Fifth, and finally, a clear, well-articulated and internalized worldview will enable us as a country have real knowledge (an understanding of “the causes of things”) of the phenomenon of globalization. With such knowledge, we can become more productive and competitive in the global economy. We will become part of the production value chain of globalization, and not merely consumers of, and a market for, the goods of globalization as we are today.

Nnamdi Azikiwe and his fellow nationalists had a worldview geared toward political freedom from colonial domination. They achieved success based on that philosophical vision. The Murtala Muhammed/Olusegun Obasanjo military administration in the 1970s, as well as the Ibrahim Babangida administration in the mid-1980s/early 90s achieved very significant successes in the field of foreign policy. From the independence of Angola and Zimbabwe in which Nigeria played pivotal roles, to the Technical Aid Corps and peace keeping in troubled states in West Africa, Nigeria projected regional power and its national interest effectively.
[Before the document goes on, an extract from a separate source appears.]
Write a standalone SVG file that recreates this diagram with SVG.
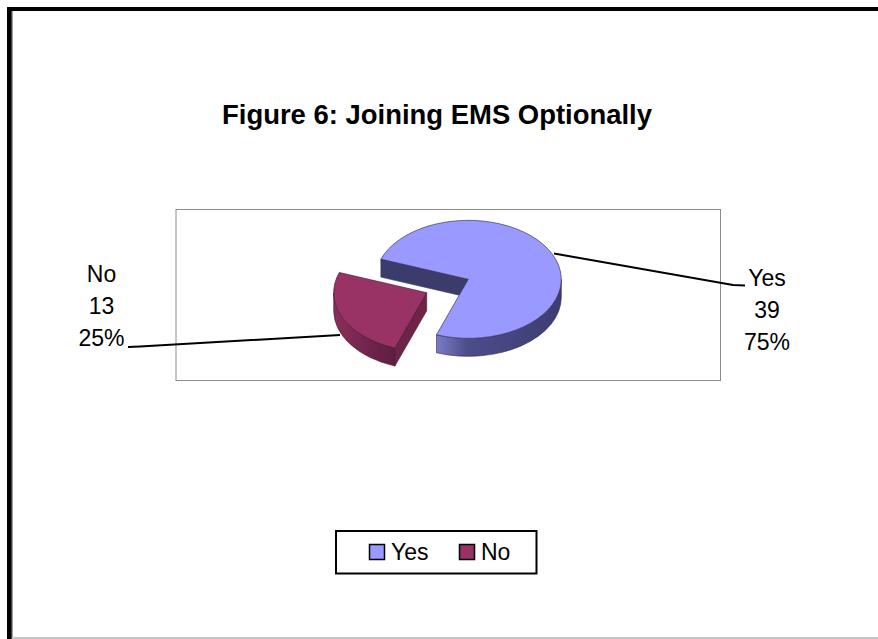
<svg xmlns="http://www.w3.org/2000/svg" width="878" height="639" viewBox="0 0 878 639">
  <defs>
    <style>
      .lbl { font-family: "Liberation Sans", Arial, sans-serif; font-size: 23px; fill: #000; }
      .title { font-family: "Liberation Sans", Arial, sans-serif; font-size: 27px; font-weight: bold; fill: #000; }
      .leader { fill: none; stroke: #000; stroke-width: 2; }
      .sw { stroke: #000; stroke-width: 1.5; }
    </style>
    <linearGradient id="blueRim" x1="436" y1="0" x2="562" y2="0" gradientUnits="userSpaceOnUse">
      <stop offset="0" stop-color="#7c7cc6"/>
      <stop offset="0.25" stop-color="#4c4c8a"/>
      <stop offset="1" stop-color="#3d3d72"/>
    </linearGradient>
    <linearGradient id="redRim" x1="333" y1="0" x2="395" y2="0" gradientUnits="userSpaceOnUse">
      <stop offset="0" stop-color="#8a2e5c"/>
      <stop offset="1" stop-color="#5e1e40"/>
    </linearGradient>
  </defs>

  <rect width="878" height="639" fill="#fff"/>

  <g id="frame">
    <rect x="7" y="7" width="871" height="4" fill="#000"/>
    <rect x="7" y="7" width="4" height="632" fill="#000"/>
    <rect x="11" y="11" width="1.5" height="628" fill="#444"/>
    <rect x="12" y="637" width="866" height="2" fill="#c6c6c6"/>
  </g>

  <g id="title">
    <text class="title" x="222" y="124" textLength="430" lengthAdjust="spacingAndGlyphs">Figure 6: Joining EMS Optionally</text>
  </g>

  <g id="plot-area">
    <rect x="176" y="209.5" width="544.5" height="171" fill="none" stroke="#8c8c8c" stroke-width="1"/>
  </g>

  <g id="slice-yes">
    <path d="M468.3,279.3 L380.9,259.1 L380.9,277.1 L468.3,297.3 Z" fill="#3c3c6c" stroke="#2a2a4a" stroke-width="0.6"/>
    <path d="M436.5,334.8 A93,59 0 0 0 561.3,279.3 L561.3,297.3 A93,59 0 0 1 436.5,352.8 Z" fill="url(#blueRim)" stroke="#2a2a4a" stroke-width="0.6"/>
    <path d="M468.3,279.3 L436.5,334.8 A93,59 0 1 0 380.9,259.1 Z" fill="#9999ff" stroke="#3a3a66" stroke-width="0.7"/>
  </g>

  <g id="slice-no">
    <path d="M333.7,292.7 A93,59 0 0 0 394.9,348.1 L394.9,366.1 A93,59 0 0 1 333.7,310.7 Z" fill="url(#redRim)" stroke="#4a1530" stroke-width="0.6"/>
    <path d="M426.7,292.7 L394.9,348.1 L394.9,366.1 L426.7,310.7 Z" fill="#6e2449" stroke="#4a1530" stroke-width="0.6"/>
    <path d="M426.7,292.7 L339.3,272.5 A93,59 0 0 0 394.9,348.1 Z" fill="#993366" stroke="#4a1530" stroke-width="0.7"/>
  </g>

  <g id="connectors">
    <polyline class="leader" points="554,253.5 733,285 745,285.5"/>
    <polyline class="leader" points="340,335 140,346.5 128,347"/>
  </g>

  <g id="label-yes">
    <text class="lbl" x="767" y="286" text-anchor="middle">Yes</text>
    <text class="lbl" x="767" y="318" text-anchor="middle">39</text>
    <text class="lbl" x="767" y="350" text-anchor="middle">75%</text>
  </g>

  <g id="label-no">
    <text class="lbl" x="101.5" y="282" text-anchor="middle">No</text>
    <text class="lbl" x="101.5" y="314" text-anchor="middle">13</text>
    <text class="lbl" x="101.5" y="346" text-anchor="middle">25%</text>
  </g>

  <g id="legend">
    <rect x="336" y="531" width="200.5" height="42.5" fill="#fff" stroke="#000" stroke-width="2"/>
    <rect class="sw" x="369.5" y="544.5" width="15" height="15" fill="#9999ff"/>
    <text class="lbl" x="391" y="559.5">Yes</text>
    <rect class="sw" x="459.5" y="544.5" width="15" height="15" fill="#993366"/>
    <text class="lbl" x="481" y="559.5">No</text>
  </g>
</svg>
It is hardly so today. Why? Because a focus on political freedom and diplomatic influence that is not backed up by domestic economic transformation is not sustainable. Moreover, Nigeria’s political leadership culture became progressively anti-intellectual. Our leaders thus became increasingly ineffective, and incompetent from the absence of knowledge. By the way, knowledge also is a value and is not always the same thing as having a certificate. Development begins in the mind. Ideas rule the world. We love the “practical” and jest at “blowing grammar”. But look around the world: every “practical” success is based on a sound concept, and many successful nations are led by men and women “blowing grammar”. We can elect to be different, but we will live with the consequences.

Moghalu, a former deputy governor of the Central Bank of Nigeria, is the president of the Institute for Governance and Economic Transformation, a public policy think tank. This article is adapted from the 2022 Convocation Lecture he delivered recently at Babcock University.